Personal information
- Full name: Trent Cummings
- Born: 28 December 1973 (age 52)
- Original team: Central District
- Draft: 6th, 1993 AFL draft
- Height: 182 cm (6 ft 0 in)
- Weight: 84 kg (185 lb)

Playing career^{1}
- Years: Club / Games (Goals)
- 1994–1996: Fitzroy / 27 (18)
- 1997: West Coast Eagles / 02 0(1)
- Total:  / 29 (19)
- ^{1} Playing statistics correct to the end of 1997.

= Trent Cummings =

Australian rules footballer (born 1973)

Trent Cummings (born 28 December 1973) is a former Australian rules footballer who played with Fitzroy and the West Coast Eagles in the Australian Football League (AFL).

Cummings, the third member of his family to play for Fitzroy, was seen mostly on a wing or at half forward. His great-grandfather, Joe Johnson, was a Fitzroy footballer and credited with being the first Indigenous Australian to play in the Victorian Football League. An elder brother, Robert Cummings, also played for Fitzroy and their father, Percy, was a Hawthorn player.

The sixth selection of the 1993 AFL draft, Cummings spent three seasons with Fitzroy and despite making 27 appearances he only played in three wins. At the end of 1996, the Brisbane Lions were formed and Cummings didn't make their squad, instead secured by the West Coast Eagles with pick 57 in the national draft despite having recently undergone a knee reconstruction.

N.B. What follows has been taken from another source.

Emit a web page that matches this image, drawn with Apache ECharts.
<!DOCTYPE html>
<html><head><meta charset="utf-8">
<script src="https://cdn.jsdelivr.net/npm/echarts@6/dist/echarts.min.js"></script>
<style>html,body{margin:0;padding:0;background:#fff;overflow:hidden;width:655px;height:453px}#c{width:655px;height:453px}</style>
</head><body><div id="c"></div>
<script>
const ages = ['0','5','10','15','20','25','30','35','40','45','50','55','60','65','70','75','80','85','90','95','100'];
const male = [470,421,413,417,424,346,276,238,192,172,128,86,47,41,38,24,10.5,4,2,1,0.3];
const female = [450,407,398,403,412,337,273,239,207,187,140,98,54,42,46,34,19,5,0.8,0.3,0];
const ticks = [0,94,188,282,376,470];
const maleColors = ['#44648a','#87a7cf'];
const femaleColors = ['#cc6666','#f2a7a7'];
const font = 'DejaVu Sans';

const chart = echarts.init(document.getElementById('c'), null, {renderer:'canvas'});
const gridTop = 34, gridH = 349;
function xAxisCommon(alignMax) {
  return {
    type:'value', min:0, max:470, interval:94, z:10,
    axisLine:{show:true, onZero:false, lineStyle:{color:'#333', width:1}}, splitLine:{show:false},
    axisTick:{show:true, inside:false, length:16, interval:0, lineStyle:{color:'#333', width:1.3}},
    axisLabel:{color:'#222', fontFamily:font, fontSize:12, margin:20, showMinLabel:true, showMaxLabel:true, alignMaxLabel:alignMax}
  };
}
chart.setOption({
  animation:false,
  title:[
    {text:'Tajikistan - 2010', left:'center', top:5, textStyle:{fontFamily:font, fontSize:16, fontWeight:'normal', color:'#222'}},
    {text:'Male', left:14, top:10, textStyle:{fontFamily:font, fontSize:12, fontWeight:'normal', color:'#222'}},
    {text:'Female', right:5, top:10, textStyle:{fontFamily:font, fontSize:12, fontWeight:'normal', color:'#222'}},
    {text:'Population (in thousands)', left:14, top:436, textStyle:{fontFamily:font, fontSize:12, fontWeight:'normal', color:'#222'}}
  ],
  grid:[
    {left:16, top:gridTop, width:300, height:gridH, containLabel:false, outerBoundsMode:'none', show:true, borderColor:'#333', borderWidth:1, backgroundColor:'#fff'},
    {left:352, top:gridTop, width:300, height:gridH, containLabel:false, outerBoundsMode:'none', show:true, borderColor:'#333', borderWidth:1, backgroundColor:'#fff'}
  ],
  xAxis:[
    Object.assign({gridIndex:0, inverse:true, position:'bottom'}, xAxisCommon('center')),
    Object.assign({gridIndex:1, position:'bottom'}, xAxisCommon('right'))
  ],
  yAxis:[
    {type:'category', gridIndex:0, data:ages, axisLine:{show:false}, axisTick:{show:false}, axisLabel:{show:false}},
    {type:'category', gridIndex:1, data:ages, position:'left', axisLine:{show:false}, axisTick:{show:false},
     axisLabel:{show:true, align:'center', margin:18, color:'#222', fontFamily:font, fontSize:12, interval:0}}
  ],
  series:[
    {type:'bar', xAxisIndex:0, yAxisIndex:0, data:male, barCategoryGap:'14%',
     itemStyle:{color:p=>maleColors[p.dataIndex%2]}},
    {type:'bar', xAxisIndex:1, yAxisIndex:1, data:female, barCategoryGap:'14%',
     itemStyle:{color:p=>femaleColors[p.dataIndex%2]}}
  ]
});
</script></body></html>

He played just two games at his new club in 1997 and instead spent most of the year in the Western Australian Football League (WAFL) with Peel Thunder. A knee injury, sustained in a practice match during the 1998 pre-season, ended his league career.

In 2003, he sued both the Eagles and Subiaco Oval authorities for loss of earning, and received a six-figure settlement.